The U.S. Supreme Court rejected a final plea from the Ohio Democratic Party and the Northeast Ohio Coalition for the Homeless on Monday for a stay on voting provisions that disproportionately disenfranchise low-income, racial minority and disabled voters. The laws, created by the state’s Republican-led legislature in 2014, come into effect for the first time in a presidential election this year.
The legislation permits zero wiggle room for otherwise inconsequential mistakes, allowing battleground counties to discard provisional ballots if a voter fails to fill out the form perfectly. Disqualifying errors include writing a birthdate or Social Security number incorrectly, omitting a middle name or zip code or signing in cursive in the “print name” box. A stay would have allowed municipalities to count votes regardless of these minor infractions, but the Supreme Court denied it without explanation. The laws also shorten the window for early voting, eliminating the period known as “Golden Week” when people could simultaneously register to vote and cast their ballot.

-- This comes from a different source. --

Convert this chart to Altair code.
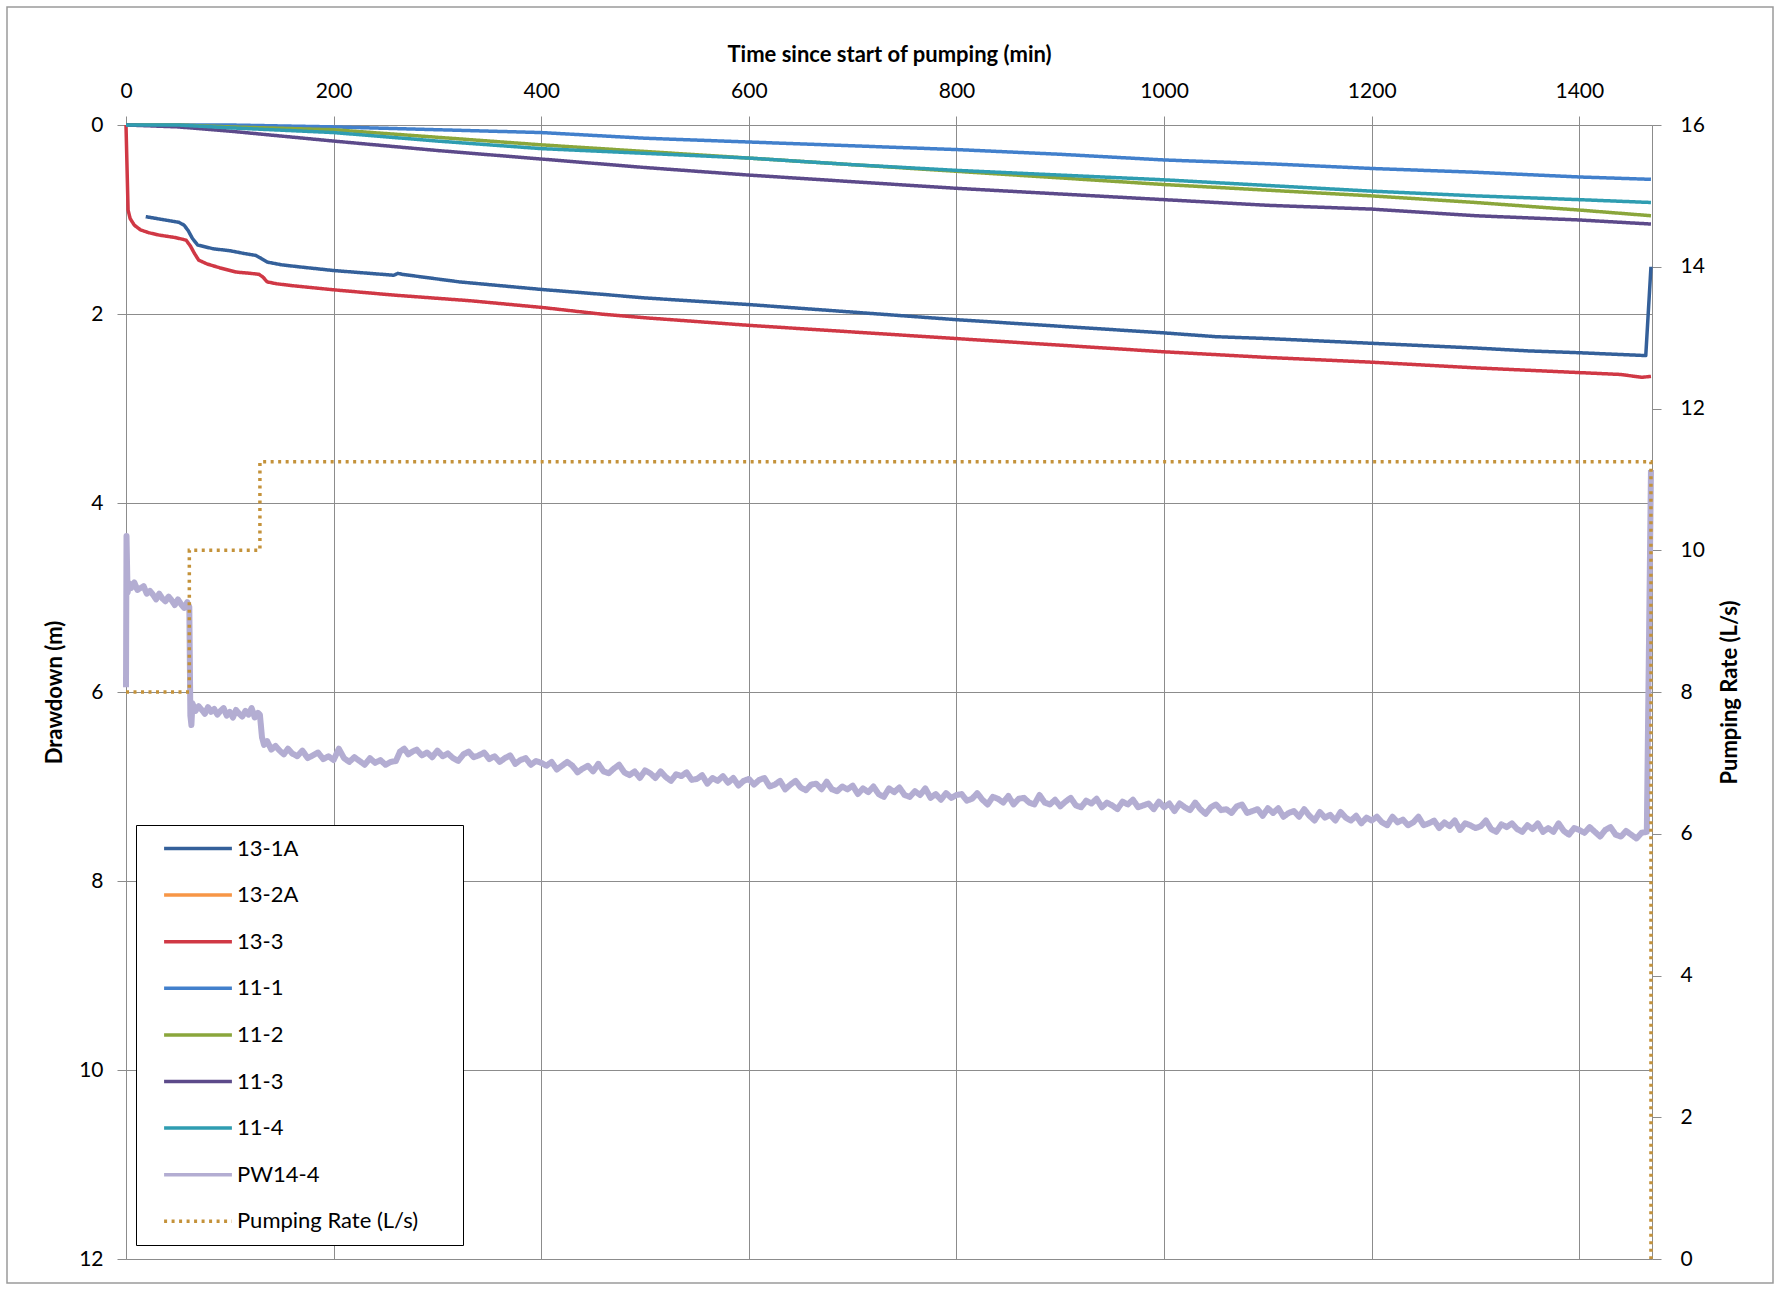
import altair as alt
import pandas as pd

# ---- series names, colours and dash styles (legend order) ----
SERIES = ["13-1A", "13-2A", "13-3", "11-1", "11-2", "11-3", "11-4", "PW14-4",
          "Pumping Rate (L/s)"]
COLORS = ["#34609a", "#f79646", "#d03845", "#4280cc", "#8aa63b", "#5c4a8a",
          "#2f9db1", "#b3add2", "#c4923a"]
DASHES = [[1, 0]] * 8 + [[3, 4.5]]

# ---- observation wells: time (min) and drawdown (m) ----
t_13_1a = [19, 35, 51, 56, 60, 64, 69, 84, 100, 114, 125, 130, 136, 150, 166, 200,
           258, 262, 266, 321, 400, 457, 500, 600, 700, 800, 900, 1000, 1050, 1100,
           1200, 1300, 1350, 1400, 1464, 1469]
d_13_1a = [0.97, 1.00, 1.03, 1.06, 1.12, 1.20, 1.27, 1.31, 1.33, 1.36, 1.38, 1.41,
           1.45, 1.48, 1.50, 1.54, 1.59, 1.57, 1.58, 1.66, 1.74, 1.79, 1.83, 1.90,
           1.98, 2.06, 2.13, 2.20, 2.24, 2.26, 2.31, 2.36, 2.39, 2.41, 2.44, 1.50]

t_13_3 = [0, 1, 2, 4, 8, 14, 22, 32, 47, 55, 58, 62, 66, 70, 78, 90, 106, 120, 128,
          132, 136, 145, 160, 200, 258, 332, 400, 457, 500, 600, 700, 800, 900, 1000,
          1100, 1200, 1300, 1400, 1440, 1460, 1469]
d_13_3 = [0.00, 0.45, 0.90, 0.99, 1.06, 1.11, 1.14, 1.165, 1.19, 1.21, 1.22, 1.28,
          1.36, 1.43, 1.47, 1.51, 1.556, 1.57, 1.58, 1.61, 1.66, 1.68, 1.70, 1.744,
          1.80, 1.86, 1.93, 2.00, 2.04, 2.12, 2.19, 2.26, 2.33, 2.40, 2.46, 2.51, 2.57,
          2.62, 2.64, 2.67, 2.66]

t_11 = [0, 50, 100, 200, 300, 400, 500, 600, 700, 800, 900, 1000, 1100, 1200, 1300,
        1400, 1469]
d_11_1 = [0.00, 0.00, 0.00, 0.02, 0.05, 0.08, 0.14, 0.18, 0.22, 0.26, 0.31, 0.37,
          0.41, 0.46, 0.50, 0.55, 0.575]
d_11_2 = [0.00, 0.00, 0.02, 0.05, 0.13, 0.21, 0.28, 0.35, 0.42, 0.49, 0.56, 0.63,
          0.69, 0.75, 0.82, 0.90, 0.96]
d_11_3 = [0.00, 0.02, 0.065, 0.17, 0.27, 0.36, 0.45, 0.53, 0.60, 0.67, 0.73, 0.79,
          0.85, 0.89, 0.96, 1.005, 1.048]
d_11_4 = [0.00, 0.00, 0.03, 0.08, 0.17, 0.25, 0.30, 0.35, 0.42, 0.48, 0.53, 0.58,
          0.64, 0.70, 0.75, 0.79, 0.82]

# ---- pumping well PW14-4 (logger record) ----
pw_t_early = [0, 0.5, 1.5, 3, 5, 8, 11, 14, 17, 20, 23, 26, 29, 32, 35, 38, 41, 44,
              47, 50, 53, 56, 59, 61,
              62, 63, 64, 67, 70, 73, 76, 79, 82, 85, 88, 91, 94, 97, 100, 103, 106,
              109, 112, 115, 118, 121, 124, 127, 129,
              131, 133, 136, 140, 144, 148, 152, 156, 160, 165, 170, 175, 180, 185,
              190, 195, 200, 205, 210, 215, 220, 225, 230, 235, 240, 245, 250, 255,
              260,
              264, 268, 272, 276, 280, 285, 290, 295, 300, 305, 310, 315, 320, 325,
              330, 335, 340, 345, 350, 355, 360, 365, 370, 375, 380, 385, 390, 395,
              400]
pw_d_early = [5.95, 4.35, 4.95, 4.85, 4.90, 4.84, 4.92, 4.90, 4.88, 4.96, 4.93, 4.97,
              5.02, 4.96, 5.01, 5.04, 4.99, 5.03, 5.08, 5.02, 5.07, 5.11, 5.05, 5.10,
              6.25, 6.35, 6.12, 6.20, 6.15, 6.19, 6.23, 6.16, 6.21, 6.18, 6.24, 6.20,
              6.17, 6.25, 6.21, 6.27, 6.19, 6.23, 6.26, 6.20, 6.24, 6.17, 6.27, 6.22,
              6.24,
              6.48, 6.56, 6.52, 6.61, 6.57, 6.62, 6.66, 6.60, 6.65, 6.68, 6.62, 6.70,
              6.67, 6.64, 6.71, 6.68, 6.72, 6.60, 6.70, 6.74, 6.69, 6.73, 6.77, 6.70,
              6.75, 6.72, 6.77, 6.74, 6.73,
              6.63, 6.60, 6.66, 6.63, 6.61, 6.67, 6.64, 6.69, 6.62, 6.68, 6.65, 6.70,
              6.73, 6.66, 6.63, 6.69, 6.67, 6.64, 6.71, 6.68, 6.74, 6.70, 6.67, 6.76,
              6.72, 6.70, 6.77, 6.73, 6.75]
# 5-minute readings from 405 to 1465 min
pw_t_late = list(range(405, 1466, 5))
pw_d_late = [
    6.78, 6.74, 6.82, 6.78, 6.74, 6.78, 6.85, 6.81, 6.78, 6.84, 6.76, 6.84, 6.86, 6.81, 6.77, 6.85, 6.88, 6.84, 6.91, 6.83,
    6.86, 6.91, 6.84, 6.90, 6.94, 6.87, 6.89, 6.85, 6.93, 6.92, 6.88, 6.97, 6.91, 6.94, 6.89, 6.96, 6.91, 6.99, 6.94, 6.92,
    6.98, 6.93, 6.91, 7.00, 6.98, 6.94, 7.03, 6.98, 6.94, 7.01, 7.04, 6.98, 6.97, 7.03, 6.95, 7.03, 7.05, 7.00, 7.03, 6.99,
    7.08, 7.02, 7.06, 7.00, 7.08, 7.11, 7.02, 7.06, 7.01, 7.09, 7.11, 7.05, 7.09, 7.02, 7.12, 7.08, 7.14, 7.07, 7.12, 7.09,
    7.08, 7.15, 7.13, 7.07, 7.14, 7.19, 7.11, 7.13, 7.17, 7.10, 7.19, 7.13, 7.12, 7.17, 7.19, 7.09, 7.17, 7.19, 7.14, 7.21,
    7.16, 7.12, 7.20, 7.22, 7.15, 7.18, 7.13, 7.22, 7.17, 7.20, 7.24, 7.16, 7.19, 7.14, 7.22, 7.20, 7.18, 7.24, 7.16, 7.22,
    7.18, 7.26, 7.18, 7.22, 7.25, 7.17, 7.24, 7.29, 7.22, 7.19, 7.25, 7.24, 7.28, 7.21, 7.19, 7.28, 7.26, 7.24, 7.31, 7.23,
    7.28, 7.23, 7.32, 7.28, 7.26, 7.32, 7.24, 7.31, 7.36, 7.27, 7.33, 7.30, 7.36, 7.27, 7.33, 7.36, 7.31, 7.39, 7.33, 7.36,
    7.32, 7.38, 7.41, 7.32, 7.38, 7.35, 7.41, 7.38, 7.32, 7.41, 7.39, 7.36, 7.44, 7.38, 7.42, 7.36, 7.46, 7.39, 7.41, 7.44,
    7.42, 7.36, 7.45, 7.48, 7.40, 7.43, 7.39, 7.45, 7.48, 7.41, 7.45, 7.39, 7.48, 7.44, 7.48, 7.39, 7.47, 7.51, 7.44, 7.46,
    7.49, 7.43, 7.48, 7.53, 7.46, 7.43, 7.51, 7.53, 7.47, 7.51, 7.55, 7.49, 7.48,
]
pw_t_end = [1469]
pw_d_end = [3.65]

# ---- pumping rate steps (L/s) ----
pump_t = [0, 61, 61, 129, 129, 1469, 1469]
pump_q = [8, 8, 10, 10, 11.25, 11.25, 0]

# ---- assemble long tables ----
rows = []


def add(name, ts, ds):
    for i, (t, d) in enumerate(zip(ts, ds)):
        rows.append({"series": name, "t": t, "d": d, "i": i})


add("PW14-4", pw_t_early + pw_t_late + pw_t_end, pw_d_early + pw_d_late + pw_d_end)
add("13-1A", t_13_1a, d_13_1a)
add("13-3", t_13_3, d_13_3)
add("11-1", t_11, d_11_1)
add("11-2", t_11, d_11_2)
add("11-3", t_11, d_11_3)
add("11-4", t_11, d_11_4)
drawdown = pd.DataFrame(rows)

pumping = pd.DataFrame({"series": "Pumping Rate (L/s)", "t": pump_t, "q": pump_q,
                        "i": list(range(len(pump_t)))})

FONT = "Lato"
GRID = "#8c8c8c"

# blank (non-whitespace) glyphs widen the legend box to the right of the labels
LABEL_PAD = "\u2800" * 2

legend = alt.Legend(
    title=None, orient="none", legendX=10, legendY=700,
    symbolType="stroke", symbolSize=4600, symbolStrokeWidth=3.5, symbolOffset=14,
    labelFont=FONT, labelFontSize=22, labelColor="black", labelOffset=3,
    labelLimit=400, labelExpr=f"datum.label + '{LABEL_PAD}'",
    clipHeight=23, rowPadding=23.6,
    strokeColor="black", fillColor="white", padding=12,
)

color = alt.Color("series:N", scale=alt.Scale(domain=SERIES, range=COLORS),
                  legend=legend)
dash = alt.StrokeDash("series:N", scale=alt.Scale(domain=SERIES, range=DASHES),
                      legend=legend)

x_enc = alt.X(
    "t:Q",
    scale=alt.Scale(domain=[0, 1470], nice=False, zero=False),
    axis=alt.Axis(
        orient="top", values=list(range(0, 1401, 200)), format="d",
        labelFlush=False,
        title="Time since start of pumping (min)",
        grid=True, gridColor=GRID, gridWidth=1,
        domainColor=GRID, tickColor=GRID, tickSize=9,
        labelFont=FONT, labelFontSize=21, labelColor="black", labelPadding=15,
        titleFont=FONT, titleFontSize=22, titleFontWeight="bold",
        titleColor="black", titlePadding=14,
    ),
)

lines = alt.Chart(drawdown).mark_line(strokeJoin="round").encode(
    x=x_enc,
    y=alt.Y(
        "d:Q",
        scale=alt.Scale(domain=[0, 12], reverse=True, nice=False),
        axis=alt.Axis(
            orient="left", values=list(range(0, 13, 2)), title="Drawdown (m)",
            grid=True, gridColor=GRID, gridWidth=1,
            domainColor=GRID, tickColor=GRID, tickSize=9,
            labelFont=FONT, labelFontSize=21, labelColor="black", labelPadding=14,
            titleFont=FONT, titleFontSize=22, titleFontWeight="bold",
            titleColor="black", titlePadding=12,
        ),
    ),
    color=color,
    strokeDash=dash,
    strokeWidth=alt.condition(alt.datum.series == "PW14-4", alt.value(6),
                              alt.value(3.5)),
    order="i:Q",
)

pump = alt.Chart(pumping).mark_line(strokeWidth=3.5).encode(
    x=x_enc,
    y=alt.Y(
        "q:Q",
        scale=alt.Scale(domain=[0, 16], nice=False),
        axis=alt.Axis(
            orient="right", values=list(range(0, 17, 2)),
            title="Pumping Rate (L/s)", grid=False,
            domainColor=GRID, tickColor=GRID, tickSize=9,
            labelFont=FONT, labelFontSize=21, labelColor="black", labelPadding=19,
            titleFont=FONT, titleFontSize=22, titleFontWeight="bold",
            titleColor="black", titlePadding=37, titleAngle=270,
        ),
    ),
    color=color,
    strokeDash=dash,
    order="i:Q",
)

# thin border around the whole chart area
frame = alt.Chart(pd.DataFrame({"k": [0]})).mark_rect(
    fillOpacity=0, stroke="#9a9a9a", strokeWidth=1.5
).encode(
    x=alt.value(-119), x2=alt.value(1647), y=alt.value(-118), y2=alt.value(1158)
)

chart = (
    alt.layer(lines, pump, frame)
    .resolve_scale(y="independent")
    .properties(
        width=1526, height=1134,
        autosize=alt.AutoSizeParams(type="none"),
        padding={"left": 126, "top": 125, "right": 130, "bottom": 30},
        background="white",
    )
    .configure_view(strokeWidth=0)
)

chart.save("out.html", embed_options={"renderer": "svg", "actions": False})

The combination of an abbreviated early voting period and additional barriers to completing provisional ballots is nothing short of Republicans’ continued, concerted effort to disqualify low-income people and communities of color in Ohio’s left-leaning counties like Cuyahoga, Franklin and Lucas — the consequences of which could be especially devastating during this crucial election.
Federal court documents show that the Ohio elections board rejected nearly 12 percent of provisional and absentee ballots in 2014 and 2015 for technical errors. The counties with the highest number of discarded ballots, uncoincidentally, tended to have larger populations of Black and Latinx voters than their whiter, more conservative counterparts throughout the state.
In Cuyahoga, Ohio’s largest county, the population is over 30-percent Black, and approximately 4,000 votes were discarded there for technical errors in 2014. This statistic is especially troubling with a Donald Trump presidency on the line, since voter turnout is already anticipated to be lower than it was in 2012, when it was the lowest in precincts where President Barack Obama was the most popular.
Counties in more rural areas with higher percentages of white voters do not face similar issues. Alice Ollstein, OC ’10, reported for ThinkProgress: “Officials from Meigs County, whose population is more than 97 percent white, testified that they counted ballots from residents that had incorrect birth dates, and even those that had no name or address at all. In Wyandot County, which is nearly 98 percent white, officials approved ballots without a valid street address, city or zip code, a wrong or missing birth date or a misspelled name.”
Civil rights lawyers have already drawn the comparison between Ohio’s newest voting laws to literacy tests employed by states during the Jim Crow era to prevent people of color and poor white people from voting. This parallel rings devastatingly true and underscores the unconstitutional nature of the conservative legislation, which is a thinly veiled attempt to deter blue voters in arguably the most critical election of our lifetime.
Ohio State Senator Bill Coley, lead sponsor of one of the bills, told Reuters, “We aren’t trying to disallow their ballot, we are trying to make sure that every ballot that is cast was cast by an actual registered voter, and you are cutting down on opportunities for shenanigans.”
This rhetoric perpetuates a false narrative that voter fraud is a widespread issue in an attempt to thwart low-income and minority people — two demographics that predominantly swing left — from voting. This strategy is reflected in conservative legislation that has passed not only in Ohio, but on a national scale. The Brennan Center for Justice at New York University School of Law’s 2007 report, “The Truth About Voter Fraud,” by Justin Levitt, offers a haunting prediction of how the dangers of propagating the myth that voter fraud is rampant undermines the core of our democracy.
“Perhaps because these stories are dramatic, voter fraud makes a popular scapegoat,” Levitt writes. “In the aftermath of a close election, losing candidates are often quick to blame voter fraud for the results. Legislators cite voter fraud as justification for various new restrictions on the exercise of the franchise. And pundits trot out the same few anecdotes time and again as proof that a wave of fraud is imminent.”